NikosD - Monday, February 24, 2014 - linkYou seem to describe a complete dead end for Intel.
Because if x86 is inherently limited to 8-socket scalability and has no luck with extreme RAS, then Intel's decision was right to invest to another ISA for high end servers, like EPIC.
But if Itanium is a low performance CPU, even with high RAS, then Intel is doomed.
I can't see how could penetrate into the top high end systems where the big money is.
Kevin G - Monday, February 24, 2014 - linkIntel has announced that several major RAS features from Itanium will make its way to x86 systems. The main thing is integrated lock step and processor hot swap. These two features can be found on specific x86 servers that provide the additional logic for these.
Similarly, x86 can scale beyond 8 sockets with additional glue logic. This is the same for Itanium and SPARC.
Brutalizer - Tuesday, February 25, 2014 - link"...Similarly, x86 can scale beyond 8 sockets with additional glue logic. This is the same for Itanium and SPARC...."
Yes, there is in fact a 16-socket x86 server released last year by Bullion. It has quite bad performacne, and the cpu utilization is not that good I guess because of the bad perofrmance. If Intel is going to scale beyond 8-sockets, they need to do it well, or nobody is going to use them for SMP work, when they can buy a 8 or 16 socket SPARC or POWER server, with headroom for growth to 32 or 64 sockets.

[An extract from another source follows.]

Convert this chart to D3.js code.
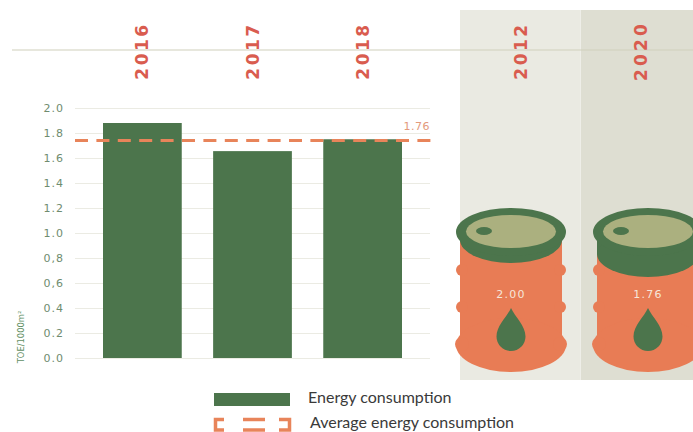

Kevin G - Tuesday, February 25, 2014 - linkExcept you are intentionally ignoring the glue logic that SGI has developed for the UV2000.

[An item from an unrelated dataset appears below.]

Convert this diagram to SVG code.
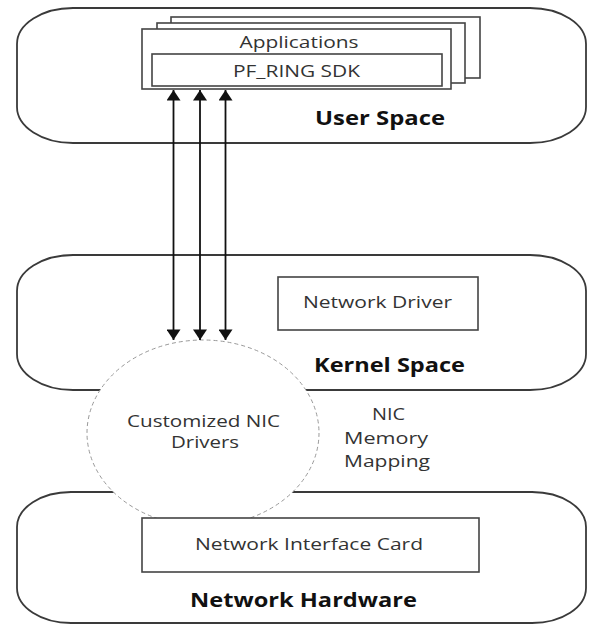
<svg xmlns="http://www.w3.org/2000/svg" width="589" height="625" viewBox="0 0 589 625">
<style>
.layer{fill:#fff;stroke:#3a3a3a;stroke-width:1.8}
.box{fill:#fff;stroke:#444;stroke-width:1.6}
.t{font-family:"Open Sans","Liberation Sans",sans-serif;font-size:16px;fill:#333;text-anchor:middle}
.b{font-family:"Open Sans","Liberation Sans",sans-serif;font-size:19px;font-weight:bold;fill:#111;text-anchor:middle}
.arr{stroke:#111;stroke-width:1.8;fill:none;marker-start:url(#ah);marker-end:url(#ah)}
</style>
<defs>
<marker id="ah" markerUnits="userSpaceOnUse" markerWidth="16" markerHeight="14" viewBox="0 0 12 16" refX="12" refY="8" orient="auto-start-reverse">
<path d="M0,0 L12,8 L0,16 Z" fill="#111"/>
</marker>
</defs>
<rect width="589" height="625" fill="#fff"/>
<g id="user-space">
<rect class="layer" x="17" y="8" width="569" height="135" rx="56" ry="36"/>
<text class="b" x="380" y="125" textLength="130" lengthAdjust="spacingAndGlyphs">User Space</text>
</g>
<g id="kernel-space">
<rect class="layer" x="17" y="255" width="569" height="135" rx="56" ry="36"/>
<text class="b" x="389.5" y="372" textLength="151" lengthAdjust="spacingAndGlyphs">Kernel Space</text>
</g>
<g id="network-hardware">
<rect class="layer" x="17" y="492" width="569" height="131" rx="54" ry="35"/>
<text class="b" x="303.5" y="607" textLength="227" lengthAdjust="spacingAndGlyphs">Network Hardware</text>
</g>
<g id="applications">
<rect class="box" x="171" y="17" width="309" height="61"/>
<rect class="box" x="157" y="23" width="308" height="60"/>
<rect class="box" x="142" y="29" width="309" height="60"/>
<text class="t" x="299" y="48" textLength="119" lengthAdjust="spacingAndGlyphs">Applications</text>
</g>
<g id="pf-ring-sdk">
<rect class="box" x="152" y="54" width="290" height="32"/>
<text class="t" x="296.5" y="77" textLength="127" lengthAdjust="spacingAndGlyphs">PF_RING SDK</text>
</g>
<g id="network-driver">
<rect class="box" x="278" y="277" width="200" height="53"/>
<text class="t" x="377.5" y="308" textLength="149" lengthAdjust="spacingAndGlyphs">Network Driver</text>
</g>
<g id="customized-nic-drivers">
<ellipse cx="203" cy="433" rx="116" ry="93" fill="#fff" stroke="#999" stroke-width="1" stroke-dasharray="4,3"/>
<text class="t" x="203.5" y="427" textLength="153" lengthAdjust="spacingAndGlyphs">Customized NIC</text>
<text class="t" x="205" y="448" textLength="68" lengthAdjust="spacingAndGlyphs">Drivers</text>
</g>
<g id="network-interface-card">
<rect class="box" x="142" y="518" width="337" height="54"/>
<text class="t" x="309" y="550" textLength="228" lengthAdjust="spacingAndGlyphs">Network Interface Card</text>
</g>
<g id="nic-memory-mapping">
<text class="t" x="388.5" y="420" textLength="33" lengthAdjust="spacingAndGlyphs">NIC</text>
<text class="t" x="386" y="444" textLength="84" lengthAdjust="spacingAndGlyphs">Memory</text>
<text class="t" x="387" y="467" textLength="86" lengthAdjust="spacingAndGlyphs">Mapping</text>
</g>
<g id="connectors">
<line class="arr" x1="173.5" y1="90" x2="173.5" y2="340"/>
<line class="arr" x1="200" y1="90" x2="200" y2="340"/>
<line class="arr" x1="225.5" y1="90" x2="225.5" y2="340"/>
</g>
</svg>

With Intel phasing out Itanium, their x86 Xeon line is picking up where Itanium left off. It does help that both the recent Itaniums and Xeons are using QPI interconnects as the glue logic developed for one can be used for the other architecture. (I haven't seen this confirmed but I'm pretty sure that the glue logic for the SGI UV1000 was originally intended to be used with Itaniums.)
Brutalizer - Tuesday, February 25, 2014 - linkx86 is not inherently limited to 8-socket scalability. Intel needs to develop techniques to scale beyond 8 sockets - which is very difficult to do. Even if Intel scales above 8-sockets, Intel needs to scale well and utilize all resources - which is difficult. So, with time, we might see 16-socket x86 servers. And in another decade maybe 24 socket x86 servers. But the mature Unix OSes has taken decades to go into 32 socket arena, and they started big, always had big servers as the target. Intel starts from desktop, and trying to venture into larger servers. Intel may succeed given time. But not today.

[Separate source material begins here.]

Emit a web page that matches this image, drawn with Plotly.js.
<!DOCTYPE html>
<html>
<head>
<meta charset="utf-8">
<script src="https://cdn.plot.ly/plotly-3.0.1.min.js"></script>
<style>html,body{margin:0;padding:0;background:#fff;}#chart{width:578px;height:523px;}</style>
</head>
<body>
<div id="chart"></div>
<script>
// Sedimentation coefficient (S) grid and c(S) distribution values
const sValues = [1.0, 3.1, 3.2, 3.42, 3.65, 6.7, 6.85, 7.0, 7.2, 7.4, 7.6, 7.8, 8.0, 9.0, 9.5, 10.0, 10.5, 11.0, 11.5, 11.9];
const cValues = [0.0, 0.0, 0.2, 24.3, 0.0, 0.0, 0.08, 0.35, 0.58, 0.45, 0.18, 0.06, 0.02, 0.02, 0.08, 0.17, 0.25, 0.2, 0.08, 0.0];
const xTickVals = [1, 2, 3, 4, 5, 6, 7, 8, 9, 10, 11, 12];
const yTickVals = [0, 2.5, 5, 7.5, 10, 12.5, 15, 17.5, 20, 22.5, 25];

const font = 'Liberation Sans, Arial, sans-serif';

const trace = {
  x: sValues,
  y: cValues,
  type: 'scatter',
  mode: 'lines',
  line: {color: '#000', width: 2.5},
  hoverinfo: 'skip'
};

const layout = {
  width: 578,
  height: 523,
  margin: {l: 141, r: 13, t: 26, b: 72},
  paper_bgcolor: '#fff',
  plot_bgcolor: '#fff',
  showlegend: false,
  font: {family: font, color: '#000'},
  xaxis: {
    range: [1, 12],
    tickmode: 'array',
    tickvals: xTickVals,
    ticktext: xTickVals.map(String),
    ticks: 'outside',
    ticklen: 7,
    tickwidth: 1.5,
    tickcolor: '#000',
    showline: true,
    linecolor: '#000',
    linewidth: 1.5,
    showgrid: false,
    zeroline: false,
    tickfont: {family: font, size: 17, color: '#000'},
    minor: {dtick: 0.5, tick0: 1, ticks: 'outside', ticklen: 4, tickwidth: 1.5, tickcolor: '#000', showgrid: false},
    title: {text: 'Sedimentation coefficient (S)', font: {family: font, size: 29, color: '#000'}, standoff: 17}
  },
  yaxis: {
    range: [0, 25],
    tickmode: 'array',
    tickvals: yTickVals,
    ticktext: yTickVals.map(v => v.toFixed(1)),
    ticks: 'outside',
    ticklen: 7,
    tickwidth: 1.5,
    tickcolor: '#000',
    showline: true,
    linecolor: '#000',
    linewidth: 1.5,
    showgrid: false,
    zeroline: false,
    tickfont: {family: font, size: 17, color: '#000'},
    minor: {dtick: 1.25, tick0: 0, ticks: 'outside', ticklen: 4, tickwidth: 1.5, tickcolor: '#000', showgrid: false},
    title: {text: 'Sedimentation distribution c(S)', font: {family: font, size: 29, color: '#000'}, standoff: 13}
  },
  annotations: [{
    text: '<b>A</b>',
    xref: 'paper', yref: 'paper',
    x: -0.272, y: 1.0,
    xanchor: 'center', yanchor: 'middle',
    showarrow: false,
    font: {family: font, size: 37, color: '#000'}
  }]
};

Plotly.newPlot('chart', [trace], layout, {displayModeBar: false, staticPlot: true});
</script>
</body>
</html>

xakor - Tuesday, February 25, 2014 - linkAre you sure 16+ sockets is the only route to SMP workloads? It seems to me Intel is choosing the direction of not increasing socket count but rather core count, what does that sound like in term of feasibility? What can be said about 72 core 3TFlop Xeon Phi behind a large ERP?
stepz - Wednesday, February 26, 2014 - linkXeon Phi is utterly crap at database/ERP workloads. Extracting memory level parallelism is required to get good per-thread performance in database workloads, and you need a pretty good OoO core to extract it. Xeon Phi is designed for regularly structured computation kernels and will be multiple times slower than a big core. You cannot compensate that with more cores either because the workloads do still have scalability limits where you hit into nasty contention issues. To get even to the level of scalability they currently have has taken blood, sweat and tears on all levels of the stack, from the kernel, through the database engine to the application code using the database.